Her side of it:
Last Thursday had been one of "those" days. One of those days where, while the girls were in their room being 'grounded' and our son was doing his own thing, I sat on the couch and cried. Cried over the failures I felt had happened today. The failure I felt towards my children in regards to their actions and attitudes today. The failure I felt as a mom and a wife. Here is an over view of our day:
My day started at 4:45 am. Being 25 weeks pregnant with baby bear #4 I have been feeling every ache and pain, it seems, 100 times more. It seems my back is in a constant state of reminding me there is a quickly growing mass throwing me off balance. My body seems to cramp up more and more frequently.
The girls were up before 6:30 am and while that isn't always unusual you could most definitely tell they were still tired. After our oldest, who is barely 3 1/2 years old, declared her presence to her daddy, who was in the bathroom getting ready for work, I jumped off the couch and escorted her back to her room, where her 2 year old sister was just walking through the threshold of their door. I convinced them to lay in bed for a while longer. They were officially up and at 'em when daddy went to say good bye to them and carried them to the couch to snuggle under a blanket and play on the mini 'tablet' (my old android phone) together.
Dear 3 1/2 year old daughter, who is fully potty trained, acted like she wasn't. She had 3 accidents today. 3 accidents that were easy to quickly clean (we are REALLY loving our hardwood and linoleum floors). 3 accidents that could have been controlled but she didn't put forth the effort to do so.
Let us move on to nap time. Our girls share a room. It has its good days and bad days. Today was a bad day. After about 20 minutes of constantly going in to their room and taking away a toy each time and raising my voice, quite a bit, I finally left their door wide open and settled in a kitchen chair right in the middle of their threshold. I sat there for close to half an hour. I sat there staring down our 2 year old until she caved in and curled up falling quickly asleep. I sat there staring down our 3 1/2 year old until she started caving in. I left their room with her still awake but she was quickly asleep after that. I had barely finished swallowing the last of my lunch when I hear our 2 year old SCREAMING in their room. I mean, this was barely 45 minutes after she had fallen asleep, which means 3 1/2 year old was barely asleep. I go to open their door and knock her in the head because, apparently, she was standing right there. All 3 kids woke up. (Our 1 year old son has his own room but is right next door.) Our son quickly fell back asleep but the girls were up.
Dinner time. Oh that lovely time. The time where we sit down as a family, give thanks to our Lord for our many blessings and just be together. But tonight. Tonight it was the time to sit there and complain about the food mommy made and just flat out refuse to eat it. Tonight was the time for our girls to sit at the table for over an hour, by themselves, until they ate their dinner.

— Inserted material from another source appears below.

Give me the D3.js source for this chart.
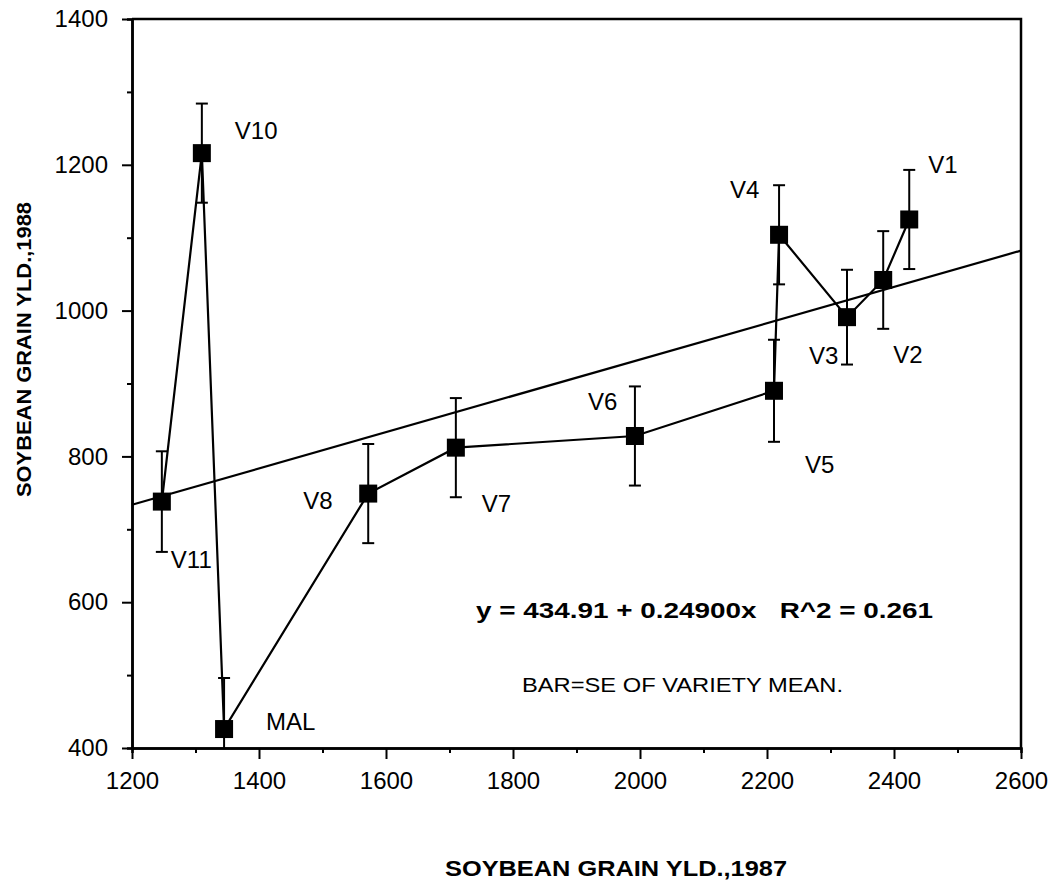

After they choked down their dinner and daddy was gone to his play rehearsal (very proud wife right here, by the way), the girls were sent straight to their room until I declared it was bed time. Bed time came and they actually cleaned their room, with no help from me. I was astonished and relieved. I honestly did not know how that one would play out but they were amazing listeners and even more amazing little workers. I was able to tuck our son in his crib while they put their books and toys away. They smiled and worked together. It warmed my heart quite a lot.
I did my rounds of tucking in. Our 2 year old was first. I sat on her bed, asked her if she was ready to say her bed time prayers, and in her cute little 2 year old voice she happily declared, "Yeah!" She held my hand, closed her eyes, and listened to my prayer of thankfulness for the day and the fun we did manage to have and that tomorrow will be a bit smoother. After 2 rounds of hugs and kisses from her I ventured over to sister who was all ready saying she wanted to say her own prayer. With a big smile on my face I said, "OK." I sat down on her pink princess bed, watched her fold her hands and close her eyes and listened to her sweet, innocent voice say her thanks for her food, her thanks for the day, and her thanks for her helping clean her room and toys for mommy. The tears were hard to control with that one.
While this day was, well, quite the handful of negative actions and thoughts it was also filled with laughter, our 3 1/2 year old declaring she is going to marry her daddy, snuggles on the couch, and reading books. Our son is constantly giving away his smiles and giggles. Our 2 year old is constantly showing us her talent of break dancing, and our 3 1/2 year old is constantly showing us her humor and love of ballet and drawing.
And while days like this day are, believe it or not, very few, we are blessed. Our children are a blessing. Our children are best friends with each other. Our children are on loan to us from God and it is the greatest gift received.